_Data rows_
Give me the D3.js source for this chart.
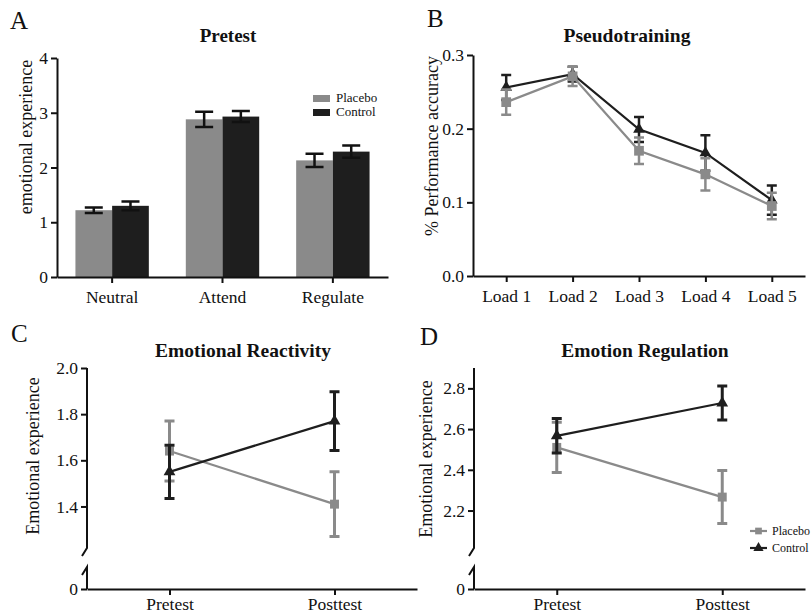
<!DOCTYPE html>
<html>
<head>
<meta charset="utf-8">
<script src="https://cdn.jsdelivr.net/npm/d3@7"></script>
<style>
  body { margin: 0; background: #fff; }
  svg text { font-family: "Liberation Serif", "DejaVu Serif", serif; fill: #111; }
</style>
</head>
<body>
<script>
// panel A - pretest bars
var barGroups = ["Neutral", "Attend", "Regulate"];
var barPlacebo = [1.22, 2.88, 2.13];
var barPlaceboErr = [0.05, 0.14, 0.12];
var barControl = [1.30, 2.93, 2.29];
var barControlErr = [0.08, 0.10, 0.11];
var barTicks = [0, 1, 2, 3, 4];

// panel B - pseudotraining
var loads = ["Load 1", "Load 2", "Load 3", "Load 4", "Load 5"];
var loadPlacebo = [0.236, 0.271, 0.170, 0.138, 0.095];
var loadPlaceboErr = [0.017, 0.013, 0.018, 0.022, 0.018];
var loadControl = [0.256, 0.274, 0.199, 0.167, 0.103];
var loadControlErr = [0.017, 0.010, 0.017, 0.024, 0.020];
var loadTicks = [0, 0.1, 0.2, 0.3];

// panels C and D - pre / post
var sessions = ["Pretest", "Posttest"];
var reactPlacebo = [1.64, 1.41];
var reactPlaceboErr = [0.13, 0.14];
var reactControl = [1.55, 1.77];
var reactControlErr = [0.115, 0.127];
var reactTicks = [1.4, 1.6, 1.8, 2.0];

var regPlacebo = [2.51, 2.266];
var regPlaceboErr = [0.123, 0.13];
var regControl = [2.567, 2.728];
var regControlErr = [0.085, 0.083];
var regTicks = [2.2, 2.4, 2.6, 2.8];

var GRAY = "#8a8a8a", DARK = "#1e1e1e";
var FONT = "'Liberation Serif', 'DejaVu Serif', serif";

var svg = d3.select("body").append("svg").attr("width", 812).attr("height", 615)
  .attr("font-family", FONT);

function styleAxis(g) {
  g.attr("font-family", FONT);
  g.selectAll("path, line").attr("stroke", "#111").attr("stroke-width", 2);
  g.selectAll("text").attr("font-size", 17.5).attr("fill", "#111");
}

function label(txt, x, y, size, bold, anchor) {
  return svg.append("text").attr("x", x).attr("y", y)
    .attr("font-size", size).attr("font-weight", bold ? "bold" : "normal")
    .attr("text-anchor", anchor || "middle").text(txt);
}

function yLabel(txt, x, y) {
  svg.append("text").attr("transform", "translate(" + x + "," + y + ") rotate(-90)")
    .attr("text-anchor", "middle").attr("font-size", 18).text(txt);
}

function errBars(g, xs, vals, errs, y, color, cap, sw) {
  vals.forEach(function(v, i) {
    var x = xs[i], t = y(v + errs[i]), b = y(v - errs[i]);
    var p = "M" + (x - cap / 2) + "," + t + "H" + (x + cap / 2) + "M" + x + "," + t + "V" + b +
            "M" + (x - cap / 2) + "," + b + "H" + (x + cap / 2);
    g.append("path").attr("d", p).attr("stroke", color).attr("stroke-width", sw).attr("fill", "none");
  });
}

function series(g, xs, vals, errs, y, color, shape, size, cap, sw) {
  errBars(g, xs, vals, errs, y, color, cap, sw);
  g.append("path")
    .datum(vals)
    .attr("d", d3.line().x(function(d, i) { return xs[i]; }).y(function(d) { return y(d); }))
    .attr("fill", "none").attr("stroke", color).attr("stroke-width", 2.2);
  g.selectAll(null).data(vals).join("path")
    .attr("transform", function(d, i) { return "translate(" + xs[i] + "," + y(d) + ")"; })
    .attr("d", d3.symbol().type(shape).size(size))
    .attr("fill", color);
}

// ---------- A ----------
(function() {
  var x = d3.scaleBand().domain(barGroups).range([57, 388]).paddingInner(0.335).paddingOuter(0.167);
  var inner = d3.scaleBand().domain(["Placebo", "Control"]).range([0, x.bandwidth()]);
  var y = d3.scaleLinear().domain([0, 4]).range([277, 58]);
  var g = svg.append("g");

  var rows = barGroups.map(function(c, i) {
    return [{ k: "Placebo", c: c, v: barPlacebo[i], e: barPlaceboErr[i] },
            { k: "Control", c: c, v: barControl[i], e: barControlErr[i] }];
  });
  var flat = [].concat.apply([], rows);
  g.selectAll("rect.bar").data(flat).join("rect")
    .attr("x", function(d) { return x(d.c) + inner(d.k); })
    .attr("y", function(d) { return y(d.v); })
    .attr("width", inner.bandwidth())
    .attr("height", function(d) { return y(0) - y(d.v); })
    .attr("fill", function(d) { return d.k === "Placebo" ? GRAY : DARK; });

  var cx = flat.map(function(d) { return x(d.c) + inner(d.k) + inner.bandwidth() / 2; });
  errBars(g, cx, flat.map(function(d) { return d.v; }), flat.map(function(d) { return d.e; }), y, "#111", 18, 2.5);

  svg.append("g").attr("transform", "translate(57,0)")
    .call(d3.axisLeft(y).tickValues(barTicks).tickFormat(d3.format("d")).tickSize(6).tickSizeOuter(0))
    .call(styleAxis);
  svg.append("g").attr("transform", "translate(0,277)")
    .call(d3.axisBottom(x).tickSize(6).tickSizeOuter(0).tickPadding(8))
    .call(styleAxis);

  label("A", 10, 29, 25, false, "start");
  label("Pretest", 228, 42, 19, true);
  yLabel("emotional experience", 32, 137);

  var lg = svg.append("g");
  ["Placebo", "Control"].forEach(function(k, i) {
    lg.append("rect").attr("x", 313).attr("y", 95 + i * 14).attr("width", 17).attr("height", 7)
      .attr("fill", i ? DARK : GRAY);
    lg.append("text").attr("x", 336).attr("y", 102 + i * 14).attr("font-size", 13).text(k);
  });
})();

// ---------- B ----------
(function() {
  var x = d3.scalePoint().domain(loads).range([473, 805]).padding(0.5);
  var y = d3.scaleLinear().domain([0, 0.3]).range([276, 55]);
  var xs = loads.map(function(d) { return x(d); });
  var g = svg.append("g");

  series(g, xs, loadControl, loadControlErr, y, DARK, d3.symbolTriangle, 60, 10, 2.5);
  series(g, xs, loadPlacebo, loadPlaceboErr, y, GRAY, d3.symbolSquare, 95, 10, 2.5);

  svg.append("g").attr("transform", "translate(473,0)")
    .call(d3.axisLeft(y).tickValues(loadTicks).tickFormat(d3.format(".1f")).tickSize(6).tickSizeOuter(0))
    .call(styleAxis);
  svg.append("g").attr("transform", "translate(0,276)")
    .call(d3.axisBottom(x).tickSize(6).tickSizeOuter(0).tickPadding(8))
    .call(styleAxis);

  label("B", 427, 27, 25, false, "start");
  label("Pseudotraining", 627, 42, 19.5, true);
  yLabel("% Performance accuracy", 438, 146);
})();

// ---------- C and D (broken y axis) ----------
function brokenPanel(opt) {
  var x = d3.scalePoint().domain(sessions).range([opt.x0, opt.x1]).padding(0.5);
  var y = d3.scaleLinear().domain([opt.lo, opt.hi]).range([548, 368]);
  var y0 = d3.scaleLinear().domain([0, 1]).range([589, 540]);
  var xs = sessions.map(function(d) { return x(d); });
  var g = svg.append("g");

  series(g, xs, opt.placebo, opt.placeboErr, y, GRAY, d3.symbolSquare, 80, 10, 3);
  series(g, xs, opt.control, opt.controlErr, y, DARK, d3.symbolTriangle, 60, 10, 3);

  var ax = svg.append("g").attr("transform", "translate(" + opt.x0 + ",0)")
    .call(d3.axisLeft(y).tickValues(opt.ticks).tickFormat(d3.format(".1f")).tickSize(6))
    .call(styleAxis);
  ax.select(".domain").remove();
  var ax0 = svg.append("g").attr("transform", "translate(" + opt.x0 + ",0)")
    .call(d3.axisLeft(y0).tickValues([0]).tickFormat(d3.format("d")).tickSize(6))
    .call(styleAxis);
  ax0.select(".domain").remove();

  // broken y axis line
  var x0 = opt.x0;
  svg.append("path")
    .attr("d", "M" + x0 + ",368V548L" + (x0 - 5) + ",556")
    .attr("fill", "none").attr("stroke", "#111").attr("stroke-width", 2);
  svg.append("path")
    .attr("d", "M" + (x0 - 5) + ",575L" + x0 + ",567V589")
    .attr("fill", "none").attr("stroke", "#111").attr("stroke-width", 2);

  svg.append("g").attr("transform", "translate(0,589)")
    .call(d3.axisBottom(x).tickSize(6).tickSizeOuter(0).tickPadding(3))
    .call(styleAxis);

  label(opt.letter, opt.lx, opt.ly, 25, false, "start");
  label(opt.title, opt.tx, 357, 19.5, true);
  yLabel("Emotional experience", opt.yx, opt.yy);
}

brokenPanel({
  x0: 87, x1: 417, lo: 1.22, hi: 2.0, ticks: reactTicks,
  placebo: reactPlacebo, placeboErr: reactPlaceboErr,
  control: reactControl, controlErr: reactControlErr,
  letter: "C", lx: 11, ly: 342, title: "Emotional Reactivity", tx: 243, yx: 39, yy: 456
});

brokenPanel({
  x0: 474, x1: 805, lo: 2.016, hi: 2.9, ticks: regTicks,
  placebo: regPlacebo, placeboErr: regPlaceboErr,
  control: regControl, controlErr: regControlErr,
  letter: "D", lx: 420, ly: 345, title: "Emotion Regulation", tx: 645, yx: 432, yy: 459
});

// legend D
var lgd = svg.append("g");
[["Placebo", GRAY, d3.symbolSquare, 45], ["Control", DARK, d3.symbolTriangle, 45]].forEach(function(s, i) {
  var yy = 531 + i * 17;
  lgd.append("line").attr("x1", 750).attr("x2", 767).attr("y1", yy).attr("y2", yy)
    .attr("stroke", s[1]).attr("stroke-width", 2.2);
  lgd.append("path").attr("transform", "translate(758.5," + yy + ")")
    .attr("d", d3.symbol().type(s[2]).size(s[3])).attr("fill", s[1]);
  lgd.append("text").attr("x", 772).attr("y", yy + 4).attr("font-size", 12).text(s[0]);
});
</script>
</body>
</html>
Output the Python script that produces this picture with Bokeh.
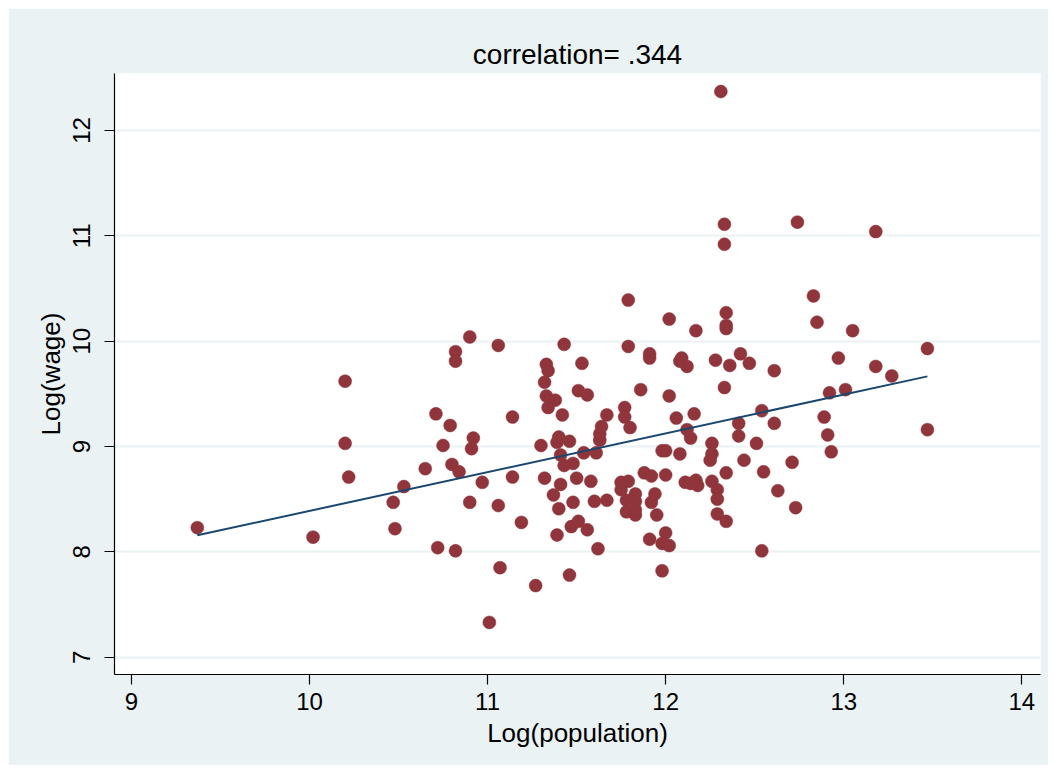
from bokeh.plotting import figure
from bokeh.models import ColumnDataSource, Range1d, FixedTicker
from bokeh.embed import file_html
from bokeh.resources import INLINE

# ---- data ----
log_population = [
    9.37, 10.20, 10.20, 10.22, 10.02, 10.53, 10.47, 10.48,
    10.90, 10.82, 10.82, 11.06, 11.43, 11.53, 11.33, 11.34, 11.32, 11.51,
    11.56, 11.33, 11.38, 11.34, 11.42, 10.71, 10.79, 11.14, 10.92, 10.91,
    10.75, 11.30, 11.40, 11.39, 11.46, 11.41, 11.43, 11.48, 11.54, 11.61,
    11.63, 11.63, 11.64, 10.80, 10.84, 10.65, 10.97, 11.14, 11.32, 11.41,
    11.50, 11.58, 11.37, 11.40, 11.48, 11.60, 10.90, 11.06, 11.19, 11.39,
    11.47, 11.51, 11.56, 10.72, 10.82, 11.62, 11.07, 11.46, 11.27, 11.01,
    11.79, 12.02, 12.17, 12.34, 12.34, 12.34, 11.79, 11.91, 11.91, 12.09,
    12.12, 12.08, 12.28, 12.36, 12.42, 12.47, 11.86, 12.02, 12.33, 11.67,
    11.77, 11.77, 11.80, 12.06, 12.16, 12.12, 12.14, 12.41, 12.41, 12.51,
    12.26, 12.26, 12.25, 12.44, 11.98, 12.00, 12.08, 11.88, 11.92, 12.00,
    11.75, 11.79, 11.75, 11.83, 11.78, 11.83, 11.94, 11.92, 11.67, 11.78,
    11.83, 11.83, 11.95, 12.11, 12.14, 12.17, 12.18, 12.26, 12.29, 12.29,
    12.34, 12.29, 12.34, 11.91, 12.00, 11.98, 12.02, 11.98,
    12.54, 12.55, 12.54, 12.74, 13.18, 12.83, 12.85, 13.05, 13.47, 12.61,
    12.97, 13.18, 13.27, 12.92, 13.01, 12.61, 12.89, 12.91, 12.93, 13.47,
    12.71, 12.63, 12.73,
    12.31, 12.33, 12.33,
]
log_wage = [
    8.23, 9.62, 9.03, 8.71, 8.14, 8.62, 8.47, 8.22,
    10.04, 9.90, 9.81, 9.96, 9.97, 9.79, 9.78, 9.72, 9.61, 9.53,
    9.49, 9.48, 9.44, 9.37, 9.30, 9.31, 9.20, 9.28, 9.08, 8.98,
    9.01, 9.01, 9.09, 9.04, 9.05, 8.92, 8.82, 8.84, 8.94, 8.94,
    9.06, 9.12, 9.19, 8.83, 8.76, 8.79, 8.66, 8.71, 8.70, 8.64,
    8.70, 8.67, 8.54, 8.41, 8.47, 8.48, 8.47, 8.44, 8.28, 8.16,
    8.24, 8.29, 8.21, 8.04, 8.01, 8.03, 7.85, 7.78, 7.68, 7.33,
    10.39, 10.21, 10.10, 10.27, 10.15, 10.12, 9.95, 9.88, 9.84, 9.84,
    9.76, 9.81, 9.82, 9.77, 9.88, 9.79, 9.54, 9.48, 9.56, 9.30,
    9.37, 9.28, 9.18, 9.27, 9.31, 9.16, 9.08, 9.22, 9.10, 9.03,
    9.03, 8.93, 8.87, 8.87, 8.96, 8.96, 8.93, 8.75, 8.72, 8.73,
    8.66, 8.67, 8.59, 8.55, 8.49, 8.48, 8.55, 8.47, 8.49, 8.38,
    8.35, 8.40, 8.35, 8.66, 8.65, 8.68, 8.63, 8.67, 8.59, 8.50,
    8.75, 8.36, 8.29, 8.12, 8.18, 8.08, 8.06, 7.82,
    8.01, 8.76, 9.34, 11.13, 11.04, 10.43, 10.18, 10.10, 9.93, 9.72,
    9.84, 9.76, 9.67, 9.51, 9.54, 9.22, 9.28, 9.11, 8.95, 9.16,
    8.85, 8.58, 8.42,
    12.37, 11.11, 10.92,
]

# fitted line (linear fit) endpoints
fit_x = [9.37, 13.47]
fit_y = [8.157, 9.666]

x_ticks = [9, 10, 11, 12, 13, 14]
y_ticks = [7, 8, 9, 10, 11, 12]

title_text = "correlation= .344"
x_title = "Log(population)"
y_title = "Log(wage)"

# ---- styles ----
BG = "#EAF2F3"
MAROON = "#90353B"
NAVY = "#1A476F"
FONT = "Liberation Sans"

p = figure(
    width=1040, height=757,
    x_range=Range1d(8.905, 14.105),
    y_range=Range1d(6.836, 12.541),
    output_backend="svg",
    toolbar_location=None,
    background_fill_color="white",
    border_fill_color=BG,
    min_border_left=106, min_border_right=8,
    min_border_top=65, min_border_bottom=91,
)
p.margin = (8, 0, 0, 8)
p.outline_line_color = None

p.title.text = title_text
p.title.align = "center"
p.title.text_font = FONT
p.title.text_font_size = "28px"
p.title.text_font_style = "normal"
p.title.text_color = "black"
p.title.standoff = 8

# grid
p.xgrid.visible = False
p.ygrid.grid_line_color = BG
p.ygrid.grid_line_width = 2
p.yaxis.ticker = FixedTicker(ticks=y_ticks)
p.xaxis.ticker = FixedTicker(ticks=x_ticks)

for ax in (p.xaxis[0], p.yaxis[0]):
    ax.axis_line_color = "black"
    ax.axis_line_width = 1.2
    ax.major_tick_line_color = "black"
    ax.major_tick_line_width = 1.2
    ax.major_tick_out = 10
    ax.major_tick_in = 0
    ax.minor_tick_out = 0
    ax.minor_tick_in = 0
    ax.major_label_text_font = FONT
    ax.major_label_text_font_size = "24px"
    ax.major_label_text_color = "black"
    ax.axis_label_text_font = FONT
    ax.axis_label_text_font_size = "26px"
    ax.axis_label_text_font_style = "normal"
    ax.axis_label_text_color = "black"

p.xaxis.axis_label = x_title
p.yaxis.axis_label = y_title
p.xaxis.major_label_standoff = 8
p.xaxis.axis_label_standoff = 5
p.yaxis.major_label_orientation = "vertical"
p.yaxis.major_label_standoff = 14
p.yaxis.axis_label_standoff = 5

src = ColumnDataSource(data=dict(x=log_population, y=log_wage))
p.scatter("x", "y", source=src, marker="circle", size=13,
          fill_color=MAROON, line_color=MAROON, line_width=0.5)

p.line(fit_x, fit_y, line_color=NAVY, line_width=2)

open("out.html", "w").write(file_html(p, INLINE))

_What is expected_
Look above for the line with "Output the Python" and copy exactly from it through the line with "from bokeh.resources import INLINE", both included. Omit the pictures.

_Exercise response_
Output the Python script that produces this picture with Bokeh.
from bokeh.plotting import figure
from bokeh.models import ColumnDataSource, Range1d, FixedTicker
from bokeh.embed import file_html
from bokeh.resources import INLINE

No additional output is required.